Undertaken under the auspices of the Shakman decrees, intended to prevent patronage and conflicts of interest in city contracts, the move, as reported by Jim DeRogatis last month on WBEZ’s blog, essentially amounts to a decisive blow in the turf war between Cultural Affairs and the Mayor’s Office of Special Events, an office in which a number of highly paid and well-connected employees received new job titles which protect them from the executive whims of a new administration. It was also a blow in the conflict between Daley and longtime Commissioner of Cultural Affairs Lois Weisberg, who resigned last January.

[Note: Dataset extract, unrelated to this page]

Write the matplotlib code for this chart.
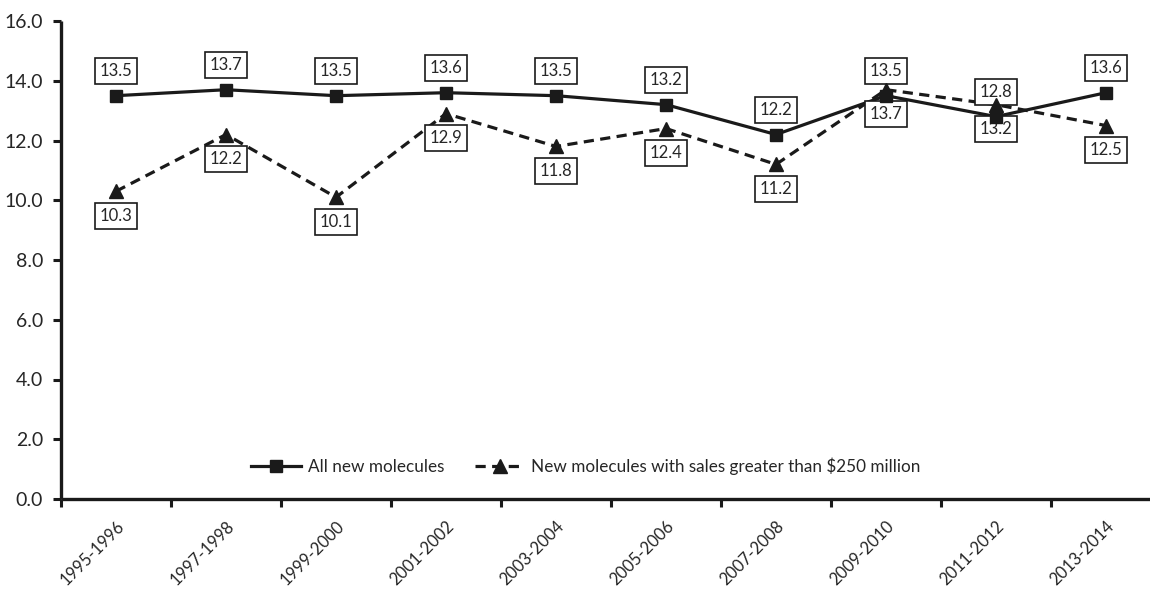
import matplotlib
matplotlib.use("Agg")
import matplotlib.pyplot as plt
from matplotlib.lines import Line2D

plt.rcParams['font.family'] = ['Lato', 'DejaVu Sans']

categories = ["1995-1996", "1997-1998", "1999-2000", "2001-2002", "2003-2004",
              "2005-2006", "2007-2008", "2009-2010", "2011-2012", "2013-2014"]
all_new = [13.5, 13.7, 13.5, 13.6, 13.5, 13.2, 12.2, 13.5, 12.8, 13.6]
high_sales = [10.3, 12.2, 10.1, 12.9, 11.8, 12.4, 11.2, 13.7, 13.2, 12.5]
yticks = [0, 2, 4, 6, 8, 10, 12, 14, 16]

series_names = ["All new molecules", "New molecules with sales greater than $250 million"]

TXT = '#262626'
AX = '#1a1a1a'
LINE = '#1a1a1a'

fig = plt.figure(figsize=(11.5, 5.92), dpi=100)
ax = fig.add_axes([61 / 1150, (592 - 499) / 592, 1100 / 1150, 478 / 592])

x = list(range(len(categories)))
dash = (0, (3.2, 2.0))

# lines (below labels)
ax.plot(x, all_new, color=LINE, lw=2.3, solid_joinstyle='miter', zorder=2)
ax.plot(x, high_sales, color=LINE, lw=2.3, linestyle=dash, zorder=2)
# markers (above labels)
ax.plot(x, all_new, linestyle='none', marker='s', ms=8.8, color=LINE, zorder=4)
ax.plot(x, high_sales, linestyle='none', marker='^', ms=9.5, color=LINE, zorder=4)

bbox = dict(boxstyle='square,pad=0.3', fc='white', ec=AX, lw=1.2)
for i, v in enumerate(all_new):
    ax.annotate(f"{v:.1f}", (i, v), xytext=(0, 18), textcoords='offset points',
                ha='center', va='center', fontsize=12, color=TXT, bbox=bbox, zorder=3)
for i, v in enumerate(high_sales):
    ax.annotate(f"{v:.1f}", (i, v), xytext=(0, -17.5), textcoords='offset points',
                ha='center', va='center', fontsize=12, color=TXT, bbox=bbox, zorder=3)

ax.set_xlim(-0.5, len(categories) - 0.5)
ax.set_ylim(0, 16)
ax.set_yticks(yticks)
ax.set_yticklabels([f"{t:.1f}" for t in yticks])

# category boundaries as major ticks, labels at category centres
ax.set_xticks([i - 0.5 for i in range(len(categories) + 1)])
ax.set_xticklabels([])
ax.set_xticks(x, minor=True)
ax.set_xticklabels(categories, minor=True, rotation=45, ha='right',
                   rotation_mode='anchor', fontsize=12, color=TXT)
ax.tick_params(axis='x', which='minor', length=0, pad=14)
ax.tick_params(axis='x', which='major', length=6, width=2.2, color=AX, direction='out')
ax.tick_params(axis='y', length=6, width=2.2, color=AX, direction='out',
               labelsize=14, labelcolor=TXT, pad=7)

for s in ['top', 'right']:
    ax.spines[s].set_visible(False)
for s in ['left', 'bottom']:
    ax.spines[s].set_linewidth(2.4)
    ax.spines[s].set_color(AX)
    ax.spines[s].set_capstyle('butt')

handles = [
    Line2D([], [], color=LINE, lw=2.3, marker='s', ms=8.8),
    Line2D([], [], color=LINE, lw=2.3, linestyle=dash, marker='^', ms=9.5),
]
fig.legend(handles, series_names, loc='center', ncol=2, frameon=False,
           bbox_to_anchor=(586 / 1150, (592 - 466) / 592), fontsize=12.3,
           labelcolor=TXT, handlelength=2.9, handletextpad=0.4, columnspacing=1.8)

fig.savefig("out.png", dpi=100)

The Daley legacy continues in the new Chicago Cultural Affairs Advisory Committee, headed by the former mayor’s daughter, Nora Daley. In the past, the Advisory Committee has been a fairly low-profile oversight committee, while, as regards visual art, the Exhibit Advisory Committee has had much more direct input into programming. One concern is that this Advisory Committee could come to exercise a greater degree of control over programming decisions made in Cultural Affairs. The last City Cultural Plan, produced under the Harold Washington administration in 1984, yielded an important set of priorities, but another worry is that this Advisory Committee is due to present a new Cultural Plan in May for which it has yet to hold any public meetings.
Meanwhile, Tourism and Culture, which used to handle cultural promotions as well as cultural programming, may have some of its promotional duties contracted off to the Chicago Convention and Tourism Bureau, whose priorities have heretofore been far more commercial than cultural. Focused far more on “business tourism” than “leisure tourism,” it seems unlikely that the CCTB would suddenly shift its focus away from professional sports and Broadway shows. On the cultural programming side, COTC’s contractor status had allowed efficient payments to performing and exhibiting artists, whereas waiting for invoices to get processed through various city departments has been known to cause financial hardship for more than one small organization.
And, regarding visual arts specifically, a source I spoke with expressed concern that, despite his experience as a dancer (and his marriage to an art historian), Mayor Emanuel has only voiced interest in visual arts in regard to education, which may imply a continuation of the culture in which Maggie Daley’s Gallery 37 and After School Matters attracted the vast majority of corporate philanthropy (even though Emanuel has placed into the “Strategic Initiatives and Partnerships” office at Cultural Affairs the professional fundraisers who formerly worked with ASM).
On the other hand, a reorganization could result in a better solution for making long-term plans. In visual arts, traveling exhibitions require commitments far more than one fiscal year in advance, as do ambitious exhibits organized at the Cultural Center, such as recent shows of work by Hollis Sigler, William Conger and Karl Wirsum. Deficits have resulted from smaller-than-expected budgets, and thus the upstairs shows at the Cultural Center have changed less and less frequently.
With luck, the new pared-down staff in Cultural Affairs will not have its curatorial autonomy infringed by either commercial or bureaucratic forces, and will be able to surprise and stimulate viewers with artwork matching the commendable level of quality that the Cultural Center has had to offer in the past several years.